Drontal is what we always used at the vet's office. It is now OTC which I would think would make it less expensive. $30/pill!!! OUCH!!!! I'm not sure what else to use. I know Panacur will get the type passed by eating rodents, but not the type spread through fleas. We used to check tapeworm segments under the microscope to determine which type it was, and use the less expensive Panacur for the one.


----------



## 6e (Sep 10, 2005)

farmmom said:


> Drontal is what we always used at the vet's office. It is now OTC which I would think would make it less expensive. $30/pill!!! OUCH!!!! I'm not sure what else to use. I know Panacur will get the type passed by eating rodents, but not the type spread through fleas. We used to check tapeworm segments under the microscope to determine which type it was, and use the less expensive Panacur for the one.

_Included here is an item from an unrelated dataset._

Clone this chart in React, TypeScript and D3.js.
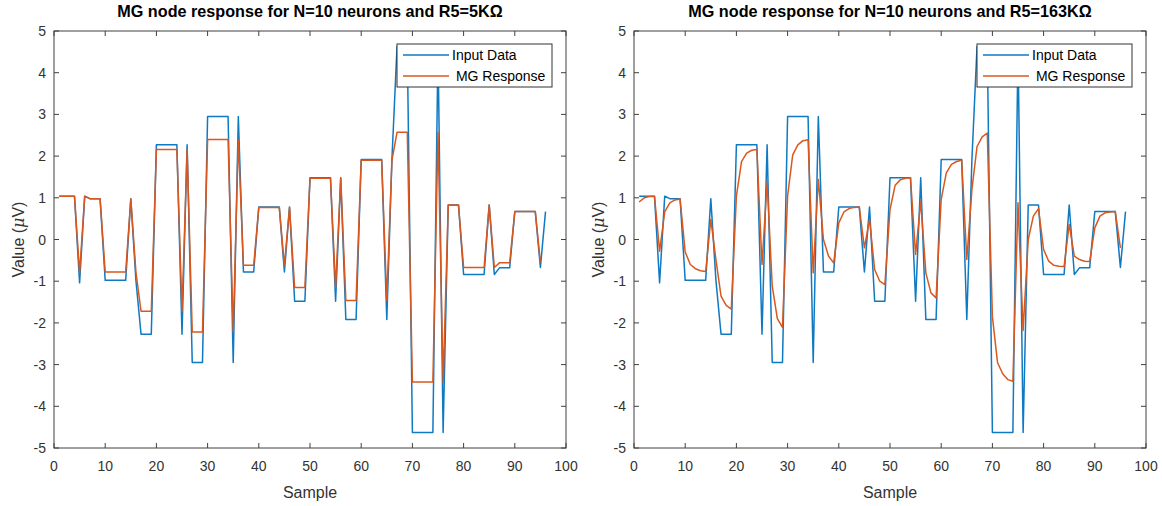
import * as d3 from 'd3';

// Input signal, samples 1..96
const inputData = [
  1.04, 1.04, 1.04, 1.04, -1.04, 1.04, 0.98, 0.98, 0.98, -0.98,
  -0.98, -0.98, -0.98, -0.98, 0.98, -0.98, -2.27, -2.27, -2.27, 2.27,
  2.27, 2.27, 2.27, 2.27, -2.27, 2.27, -2.95, -2.95, -2.95, 2.95,
  2.95, 2.95, 2.95, 2.95, -2.95, 2.95, -0.78, -0.78, -0.78, 0.78,
  0.78, 0.78, 0.78, 0.78, -0.78, 0.78, -1.48, -1.48, -1.48, 1.48,
  1.48, 1.48, 1.48, 1.48, -1.48, 1.48, -1.92, -1.92, -1.92, 1.92,
  1.92, 1.92, 1.92, 1.92, -1.92, 1.92, 4.63, 4.63, 4.63, -4.63,
  -4.63, -4.63, -4.63, -4.63, 4.63, -4.63, 0.83, 0.83, 0.83, -0.84,
  -0.84, -0.84, -0.84, -0.84, 0.83, -0.84, -0.68, -0.68, -0.68, 0.67,
  0.67, 0.67, 0.67, 0.67, -0.67, 0.67,
];

// MG response, R5 = 5 kOhm (samples 1..95)
const response5k = [
  1.04, 1.04, 1.04, 1.04, -0.8, 1.04, 0.98, 0.98, 0.98, -0.78,
  -0.78, -0.78, -0.78, -0.78, 0.97, -0.78, -1.72, -1.72, -1.72, 2.16,
  2.16, 2.16, 2.16, 2.16, -1.72, 2.16, -2.22, -2.22, -2.22, 2.4,
  2.4, 2.4, 2.4, 2.4, -2.22, 2.4, -0.62, -0.62, -0.62, 0.77,
  0.77, 0.77, 0.77, 0.77, -0.62, 0.77, -1.15, -1.15, -1.15, 1.47,
  1.47, 1.47, 1.47, 1.47, -1.15, 1.47, -1.46, -1.46, -1.46, 1.9,
  1.9, 1.9, 1.9, 1.9, -1.46, 1.9, 2.57, 2.57, 2.57, -3.42,
  -3.42, -3.42, -3.42, -3.42, 2.57, -3.42, 0.83, 0.83, 0.83, -0.67,
  -0.67, -0.67, -0.67, -0.67, 0.83, -0.67, -0.56, -0.56, -0.56, 0.67,
  0.67, 0.67, 0.67, 0.67, -0.55,
];

// MG response, R5 = 163 kOhm (samples 1..95)
const response163k = [
  0.9, 1.0, 1.03, 1.04, -0.28, 0.66, 0.88, 0.95, 0.97, -0.3,
  -0.6, -0.7, -0.75, -0.77, 0.48, -0.48, -1.36, -1.58, -1.67, 1.04,
  1.87, 2.07, 2.14, 2.16, -0.6, 1.38, -1.12, -1.9, -2.11, 1.04,
  2.03, 2.27, 2.37, 2.39, -0.8, 1.44, 0.0, -0.4, -0.56, 0.4,
  0.66, 0.74, 0.77, 0.78, -0.2, 0.48, -0.72, -1.0, -1.08, 0.72,
  1.3, 1.43, 1.47, 1.48, -0.36, 0.92, -0.8, -1.28, -1.4, 0.96,
  1.6, 1.8, 1.87, 1.9, -0.48, 1.2, 2.23, 2.46, 2.55, -1.85,
  -2.95, -3.22, -3.36, -3.4, 0.88, -2.18, 0.0, 0.56, 0.74, -0.24,
  -0.52, -0.62, -0.64, -0.65, 0.36, -0.4, -0.48, -0.52, -0.53, 0.28,
  0.56, 0.64, 0.66, 0.67, -0.2,
];

const xTicks = [0, 10, 20, 30, 40, 50, 60, 70, 80, 90, 100];
const yTicks = [-5, -4, -3, -2, -1, 0, 1, 2, 3, 4, 5];
const titles = [
  'MG node response for N=10 neurons and R5=5K\u03A9',
  'MG node response for N=10 neurons and R5=163K\u03A9',
];
const legendLabels = ['Input Data', ' MG Response'];

const BLUE = '#0f79c2';
const ORANGE = '#d9581f';
const AXIS = '#404040';
const FONT = 'Liberation Sans, Arial, Helvetica, sans-serif';

const top = 31;
const bottom = 448;
const plotW = 512;

function Panel({ left, title, response }: { left: number; title: string; response: number[] }) {
  const x = d3.scaleLinear().domain([0, 100]).range([left, left + plotW]);
  const y = d3.scaleLinear().domain([-5, 5]).range([bottom, top]);
  const line = d3.line<number>().x((_, i) => x(i + 1)).y(d => y(d));
  const right = left + plotW;
  const cx = left + plotW / 2;
  const lgX = right - 169;
  const lgY = 44;

  return (
    <g>
      <text x={cx} y={17} textAnchor="middle" fontFamily={FONT} fontWeight="bold" fontSize={16.2} fill="#000">
        {title}
      </text>

      <path d={line(inputData) ?? ''} fill="none" stroke={BLUE} strokeWidth={1.5} strokeLinejoin="round" />
      <path d={line(response) ?? ''} fill="none" stroke={ORANGE} strokeWidth={1.5} strokeLinejoin="round" />

      {/* box */}
      <rect x={left} y={top} width={plotW} height={bottom - top} fill="none" stroke={AXIS} strokeWidth={1} />

      {xTicks.map(t => (
        <g key={'x' + t}>
          <line x1={x(t)} x2={x(t)} y1={bottom} y2={bottom - 5} stroke={AXIS} />
          <line x1={x(t)} x2={x(t)} y1={top} y2={top + 5} stroke={AXIS} />
          <text x={x(t)} y={471} textAnchor="middle" fontFamily={FONT} fontSize={14} fill="#333">{t}</text>
        </g>
      ))}
      {yTicks.map(t => (
        <g key={'y' + t}>
          <line x1={left} x2={left + 5} y1={y(t)} y2={y(t)} stroke={AXIS} />
          <line x1={right} x2={right - 5} y1={y(t)} y2={y(t)} stroke={AXIS} />
          <text x={left - 8} y={y(t) + 5} textAnchor="end" fontFamily={FONT} fontSize={14} fill="#333">{t}</text>
        </g>
      ))}

      <text x={cx} y={498} textAnchor="middle" fontFamily={FONT} fontSize={16} fill="#333">Sample</text>
      <text
        transform={`translate(${left - 30},${(top + bottom) / 2}) rotate(-90)`}
        textAnchor="middle"
        fontFamily={FONT}
        fontSize={16}
        fill="#333"
      >
        Value (<tspan fontStyle="italic" fontFamily="DejaVu Serif, serif">{'\u03BC'}</tspan>V)
      </text>

      {/* legend */}
      <rect x={lgX} y={lgY} width={155} height={43} fill="#fff" stroke="#333" strokeWidth={1} />
      {legendLabels.map((lab, i) => (
        <g key={lab}>
          <line x1={lgX + 6} x2={lgX + 52} y1={lgY + 11 + i * 21} y2={lgY + 11 + i * 21} stroke={i === 0 ? BLUE : ORANGE} strokeWidth={1.5} />
          <text x={lgX + 55} y={lgY + 16 + i * 21} fontFamily={FONT} fontSize={14} fill="#000" style={{ whiteSpace: 'pre' }}>
            {lab}
          </text>
        </g>
      ))}
    </g>
  );
}

export default function App() {
  return (
    <svg width={1162} height={506} style={{ position: 'absolute', left: 0, top: 0, background: '#fff' }}>
      <rect width={1162} height={506} fill="#fff" />
      <Panel left={54} title={titles[0]} response={response5k} />
      <Panel left={634} title={titles[1]} response={response163k} />
    </svg>
  );
}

Drontal is available OTC now? I was looking on 1800PetMeds and it still said by prescription only. 
The vet here did say I could get it for $17 a pill here. So, we'll probably just go with that. I think this is the kind being spread by fleas. We've battled this for years. We brought in a rescue dog years ago that had them and since we've never been able to completely wipe out the flea population, we also haven't been able to totally wipe out the worm population.


----------



## farmmom (Jan 4, 2009)

I've seen it at places like PetsMart on the shelf. It went OTC a few years ago - of course, they may have pulled it back. The drug name is Prazyquantal, so you may be able to find it in genereic.


----------



## Bearfootfarm (Jul 13, 2006)

Safeguard 10% liquid "goat" wormer works well

Give 1ML/5lbs, on 3 consecutive days


----------



## GoldenMom (Jan 2, 2005)

Praziquantel-it gets both types of tapes. Panacur is not effective for "flea tapeworms". It can be bought OTC now.


----------



## 6e (Sep 10, 2005)

Thank you for the answers.


----------



## GraceMarie (Dec 18, 2004)

You can buy the "labeled for fish" version of praziquantel here:

http://www.valleyvet.com/ct_detail.html?pgguid=11bb46be-250b-4a3f-a9fa-f270bbd04f72

Dosage as follows:
5 lbs. & under: 1/2 tablet
6-10 lbs: 1 tablet
11-15 lbs.: 1 1/2 tablets
16-30 lbs.: 2 tablets
31-45 lbs.: 3 tablets
46-60 lbs. : 4 tablets
over 60 lbs.: 5 tablets

I use a lot of the fish meds for my dogs - same medication just much cheaper.


----------



## dezingg (Feb 25, 2010)

What dewormers work best for cats?

Thanks


----------



## farmmom (Jan 4, 2009)

dezingg said:


> What dewormers work best for cats?
> 
> Thanks


For tapes, praziquantal is also used. I've used panacur for other intestinal worms with great success. I don't recall the dosage though.


----------



## GoldenMom (Jan 2, 2005)

For what worms? The same meds as dogs for tapeworms. It depends on the worm(s) for other meds. Usually similar to what you would use for a dog (maybe a different dose).


----------